拝啓、空の彼方のあなたへ

きっと、空に近い場所にいるあなたへ伝えたいこと。手紙、時々、コトバ。    <夫と死別したemiのブログ>

彼女 8

人は、死んだら何処に行くのだろう。

答えの出ない答えを必死で探すようになったのは、

彼が亡くなってからのことだった。

 

「ねぇ、人は死んだらどこに行くのかな。私ね、本当のことを知りたいの。」

 

彼女と一緒に、チョコレートを食べたあの日から、

どのくらいが経った頃だっただろう。

それまでの彼女との不思議なやり取りを振り返ってみると、

彼女なら、本当のことを知っているように思えてならなかった。

だから、あの日の私は、彼女にこんなことを聞いてみたんだ。

人は、死んだら、何処へ行くのかと。

 

「あなたは、どんなところにいて欲しいの?

そこでどう過ごしていてくれたら、あなたは嬉しい?」

 

「そうじゃなくて、私は、本当のことが知りたいの。想像じゃなくて、真実。
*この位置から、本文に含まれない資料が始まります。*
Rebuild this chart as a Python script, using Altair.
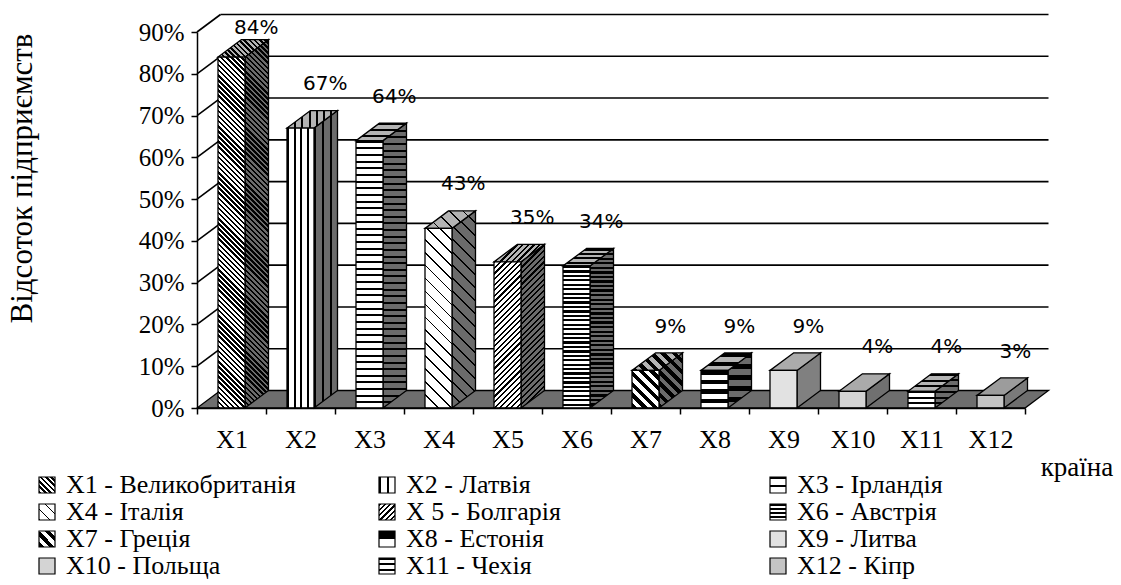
import math
import altair as alt
import pandas as pd

# ---------------- data ----------------
categories = ["X1", "X2", "X3", "X4", "X5", "X6", "X7", "X8", "X9", "X10", "X11", "X12"]
values = [84, 67, 64, 43, 35, 34, 9, 9, 9, 4, 4, 3]
value_labels = ["84%", "67%", "64%", "43%", "35%", "34%", "9%", "9%", "9%", "4%", "4%", "3%"]
legend_labels = [
    "X1 - Великобританія", "X2 - Латвія", "X3 - Ірландія",
    "X4 - Італія", "X 5 - Болгарія", "X6 - Австрія",
    "X7 - Греція", "X8 - Естонія", "X9 - Литва",
    "X10 - Польща", "X11 - Чехія", "X12 - Кіпр",
]
y_ticks = [0, 10, 20, 30, 40, 50, 60, 70, 80, 90]
y_title = "Відсоток підприємств"
x_title = "країна"

# ---------------- layout (pixels) ----------------
W, H = 828, 376
LEFT, TOP, RIGHT, BOTTOM = 197, 32, 96, 177
N = len(categories)
YMAX = 90
PXX = W / N
PXY = H / YMAX
FRONT_PX = 27.0
DX_PX, DY_PX = 23.5, 17.5
BW = FRONT_PX / PXX
DX = DX_PX / PXX
DY = DY_PX / PXY

SIDE_GRAY = "#6b6b6b"
TOP_GRAY = "#b4b4b4"
FLOOR_GRAY = "#6e6e6e"
SERIF = "Liberation Serif, DejaVu Serif, serif"

def px_to_x(px):
    return (px - LEFT) / PXX

def px_to_y(py):
    return (TOP + H - py) / PXY

# fill patterns (styles), one per category
patterns = [
    {"kind": "diag_down", "period": 3.6, "frac": 0.5},
    {"kind": "vert", "period": 7.0, "frac": 0.28},
    {"kind": "horiz", "period": 6.7, "frac": 0.3},
    {"kind": "diag_down", "period": 9.0, "frac": 0.12},
    {"kind": "diag_up", "period": 4.0, "frac": 0.38},
    {"kind": "horiz", "period": 4.5, "frac": 0.5},
    {"kind": "diag_down", "period": 7.5, "frac": 0.5},
    {"kind": "horiz", "period": 10.7, "frac": 0.5},
    {"kind": "solid", "front": "#e2e2e2", "side": "#808080", "top": "#ababab"},
    {"kind": "solid", "front": "#d4d4d4", "side": "#707070", "top": "#aaaaaa"},
    {"kind": "horiz", "period": 6.0, "frac": 0.35},
    {"kind": "solid", "front": "#c4c4c4", "side": "#7a7a7a", "top": "#9c9c9c"},
]


def make_fill(pat, w, h, face):
    if pat["kind"] == "solid":
        return pat[face]
    base = {"front": "white", "side": SIDE_GRAY, "top": TOP_GRAY}[face]
    ink = "black"
    P, frac = pat["period"], pat["frac"]
    kind = pat["kind"]
    if kind == "horiz":
        L, p1, p2 = h, (0, 0), (0, 1)
    elif kind == "vert":
        L, p1, p2 = w, (0, 0), (1, 0)
    elif kind == "diag_down":
        lam = (w + h) / (w * w + h * h)
        L, p1, p2 = (w + h) / math.sqrt(2), (0, 1), (lam * w, 1 - lam * h)
    else:
        lam = (w + h) / (w * w + h * h)
        L, p1, p2 = (w + h) / math.sqrt(2), (0, 0), (lam * w, lam * h)
    n = max(1, int(round(L / P)))
    stops = []
    for i in range(n):
        a = round(i / n, 6)
        b = round((i + frac) / n, 6)
        c = round(min(1.0, (i + 1) / n), 6)
        stops += [(a, ink), (b, ink), (b, base), (c, base)]
    return {
        "gradient": "linear",
        "x1": p1[0], "y1": p1[1], "x2": p2[0], "y2": p2[1],
        "stops": [{"offset": o, "color": col} for o, col in stops],
    }


# ---------------- scales / axes ----------------
xscale = alt.Scale(domain=[0, N], nice=False, zero=False)
yscale = alt.Scale(domain=[0, YMAX], nice=False, zero=False)
xaxis = alt.Axis(
    values=list(range(N + 1)),
    labelExpr=f"datum.value < {N} ? 'X' + (datum.value + 1) : ''",
    labelOffset=PXX / 2, labelOverlap=False, labelFlush=False, labelBound=False,
    tickSize=6, tickColor="black", tickWidth=1.5,
    domainColor="black", domainWidth=1.5,
    labelFont=SERIF, labelFontSize=26, labelColor="black", labelPadding=12,
    grid=False, title=None, zindex=1,
)
yaxis = alt.Axis(
    values=y_ticks, labelExpr="datum.value + '%'",
    labelOverlap=False, labelFlush=False, labelBound=False,
    tickSize=6, tickColor="black", tickWidth=1.5,
    domainColor="black", domainWidth=1.5,
    labelFont=SERIF, labelFontSize=25, labelColor="black", labelPadding=7,
    grid=False, title=y_title, titleFont=SERIF, titleFontSize=31,
    titleFontWeight="normal", titleColor="black", titleAngle=270,
    titleAlign="center", titleBaseline="middle", titleX=22 - LEFT, titleY=178 - TOP,
    zindex=1,
)


def X(f):
    return alt.X(f"{f}:Q", scale=xscale, axis=xaxis)


def Y(f):
    return alt.Y(f"{f}:Q", scale=yscale, axis=yaxis, stack=None)


layers = []

# back wall gridlines
back_df = pd.DataFrame({"x": [DX] * (len(y_ticks) - 1), "x2": [N + DX] * (len(y_ticks) - 1),
                        "y": [v + DY for v in y_ticks[1:]]})
layers.append(alt.Chart(back_df).mark_rule(color="black", strokeWidth=1.6, opacity=1)
              .encode(x=X("x"), x2="x2", y=Y("y")))
# left wall diagonals
left_df = pd.DataFrame({"x": [0] * (len(y_ticks) - 1), "x2": [DX] * (len(y_ticks) - 1),
                        "y": y_ticks[1:], "y2": [v + DY for v in y_ticks[1:]]})
layers.append(alt.Chart(left_df).mark_rule(color="black", strokeWidth=1.6, opacity=1)
              .encode(x=X("x"), x2="x2", y=Y("y"), y2="y2"))
# floor
floor_df = pd.DataFrame({"y": [0, DY], "x": [0, DX], "x2": [N, N + DX]})
layers.append(alt.Chart(floor_df).mark_area(orient="horizontal", fill=FLOOR_GRAY, stroke="black",
                                            strokeWidth=1.3, opacity=1)
              .encode(y=Y("y"), x=X("x"), x2="x2"))

# bars
for i, (v, pat) in enumerate(zip(values, patterns)):
    cx = i + 0.5
    xl, xr = cx - BW / 2, cx + BW / 2
    h_front = v * PXY
    side_df = pd.DataFrame({"x": [xr, xr + DX], "y": [0, DY], "y2": [v, v + DY]})
    layers.append(alt.Chart(side_df).mark_area(
        orient="vertical", fill=make_fill(pat, DX_PX, h_front + DY_PX, "side"),
        stroke="black", strokeWidth=1.3, opacity=1)
        .encode(x=X("x"), y=Y("y"), y2="y2"))
    top_df = pd.DataFrame({"y": [v, v + DY], "x": [xl, xl + DX], "x2": [xr, xr + DX]})
    layers.append(alt.Chart(top_df).mark_area(
        orient="horizontal", fill=make_fill(pat, FRONT_PX + DX_PX, DY_PX, "top"),
        stroke="black", strokeWidth=1.3, opacity=1)
        .encode(y=Y("y"), x=X("x"), x2="x2"))
    front_df = pd.DataFrame({"x": [xl], "x2": [xr], "y": [0], "y2": [v]})
    layers.append(alt.Chart(front_df).mark_rect(
        fill=make_fill(pat, FRONT_PX, h_front, "front"),
        stroke="black", strokeWidth=1.3, opacity=1)
        .encode(x=X("x"), x2="x2", y=Y("y"), y2="y2"))

# value labels
lab_df = pd.DataFrame({
    "x": [i + 0.5 + 0.36 for i in range(N)],
    "y": [min(v + 10.5, 91) for v in values],
    "t": value_labels,
})
layers.append(alt.Chart(lab_df).mark_text(font="DejaVu Sans", fontSize=20, color="black",
                                          align="center", baseline="middle")
              .encode(x=X("x"), y=Y("y"), text="t:N"))

# legend
SW = 16
col_left = [39, 379, 770]
row_mid = [485, 512, 539, 566]
leg_rows = []
for k, (lab, pat) in enumerate(zip(legend_labels, patterns)):
    r, c = divmod(k, 3)
    x0 = col_left[c]
    ym = row_mid[r]
    sdf = pd.DataFrame({"x": [px_to_x(x0)], "x2": [px_to_x(x0 + SW)],
                        "y": [px_to_y(ym + SW / 2)], "y2": [px_to_y(ym - SW / 2)]})
    layers.append(alt.Chart(sdf).mark_rect(fill=make_fill(pat, SW, SW, "front"),
                                           stroke="black", strokeWidth=1.2, opacity=1)
                  .encode(x=X("x"), x2="x2", y=Y("y"), y2="y2"))
    leg_rows.append({"x": px_to_x(x0 + SW + 11), "y": px_to_y(ym), "t": lab})
leg_df = pd.DataFrame(leg_rows)
layers.append(alt.Chart(leg_df).mark_text(font=SERIF, fontSize=26, color="black",
                                          align="left", baseline="middle")
              .encode(x=X("x"), y=Y("y"), text="t:N"))

# x title
xt_df = pd.DataFrame({"x": [px_to_x(1077)], "y": [px_to_y(468)], "t": [x_title]})
layers.append(alt.Chart(xt_df).mark_text(font=SERIF, fontSize=27, color="black",
                                         align="center", baseline="middle")
              .encode(x=X("x"), y=Y("y"), text="t:N"))

chart = alt.layer(*layers).properties(
    width=W, height=H,
    padding={"left": LEFT, "top": TOP, "right": RIGHT, "bottom": BOTTOM},
    autosize=alt.AutoSizeParams(type="none"),
    background="white",
).configure_view(strokeWidth=0)

chart.save("out.html", embed_options={"renderer": "svg", "actions": False})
」

 

「えぇ、そうよね。

だからまずは、どんな場所にいてくれたら、

どう過ごしていてくれたらあなたは嬉しいのか、聞かせて頂戴?」

 

「彼に今、いて欲しい場所?」

 

彼にいて欲しい場所。

例えば、この世界では見たこともないような、可愛らしい花が咲く、

暖かな場所だったら良いな。

暑さに弱くて、寒がりだった彼には、過ごしやすい場所にいて欲しい。

そこには、彼を優しく包んでくれるような穏やかな風が吹いて、

どんな場所から見ても、毎日、綺麗な空が広がっていたらいいな。

 

そうして、夜になると、すぐ側に大きな月と星が見えるの。

星が好きだった彼なら、

きっと飽きもせずに、次の朝が来るまで、星を眺めるんだろうな。

 

夜にも、色があったら素敵だ。

そう。深い青色の夜がいい。

深い青色の夜空に輝く宝石みたいな星はきっと、

こちら側の世界の季節が巡ることを知らせてくれるのだ。

 

春、夏、秋、冬。

星の形を眺めながら、季節の移り変わりを楽しんでいる彼を思い浮かべてみる。

楽しそうに星を見上げる彼に、1番好きな季節の星は?って、

もしも、こんな質問をすることが出来たのなら、

きっと彼は、笑ってこう答えるのだろう。

選べないよ。俺は全部好きだよって。

 

そこにある夜を初めて見た日の彼は、どんな顔をして、笑ったのだろう。

きっと何度も、届きそうで届かない星たちに手を伸ばした彼の胸の中は、

ただ、幸せで、穏やかな気持ちで満たされていたに違いない。

 

思いつくままに、彼が今いる世界についてを話す間、

彼女は本当に楽しそうに話を聞いてくれた。

頷いたり、時々、素敵ね!って声を上げたり。

彼女がとても楽しそうに聞いてくれるから、私も、つい楽しくなる。

 

「それでね、そこでは、誰もが自分のやりたいことが出来るの。

ただ、好きなことだけを好きなだけ楽しめるのよ。

彼は、今、どんなことをしているのだろう。

楽しいことに、たくさん出会えているといいな。毎日、笑っていて欲しい。」

 

思いつくままに言葉にする私の声を、

とても楽しそうに聞いてくれていた彼女は、大きく頷くと、

「それで良いのよ。」

そう言って微笑んだ。

 

「亡くなった人が、本当は、何処にいるかだなんて、

そんな答えを必死に探しても、見つかるわけないじゃない?

だって、この世界に生きている人は、誰も死んだことなんてないのよ。

だからね、自分で答えを探すの。

そこに正しいも間違えもないのよ。

あなたは、あなたが思い描く向こう側の世界を、胸の中に持っていればいいの。

それは、亡くなった人を幸せにすることにも、

あなたのことを幸せにすることにも、繋がるのよ。

真実なんて、この世界にはないの。

・・・でもね、これだけは、あなたに約束するわ。

人は、死んでも、消えてしまうわけじゃない。ちゃんと存在しているのよ。

だから、あなたが大切な人に、毎日、笑っていて欲しいと望むように、

向こう側からも同じことを望まれているのよ。

あなたは、この世界で、あなたが生きたい道を生きなさい。」

 

結局そこに、私が求める真実は、何もなかったけれど、

この日の彼女の言葉に、素直に頷くことが出来たのはきっと、

約束をしてくれたからなのだと思う。

私が本当に求めていたのは、その言葉だったのかも知れない。

 

人は、死んでも、消えてしまうわけじゃない。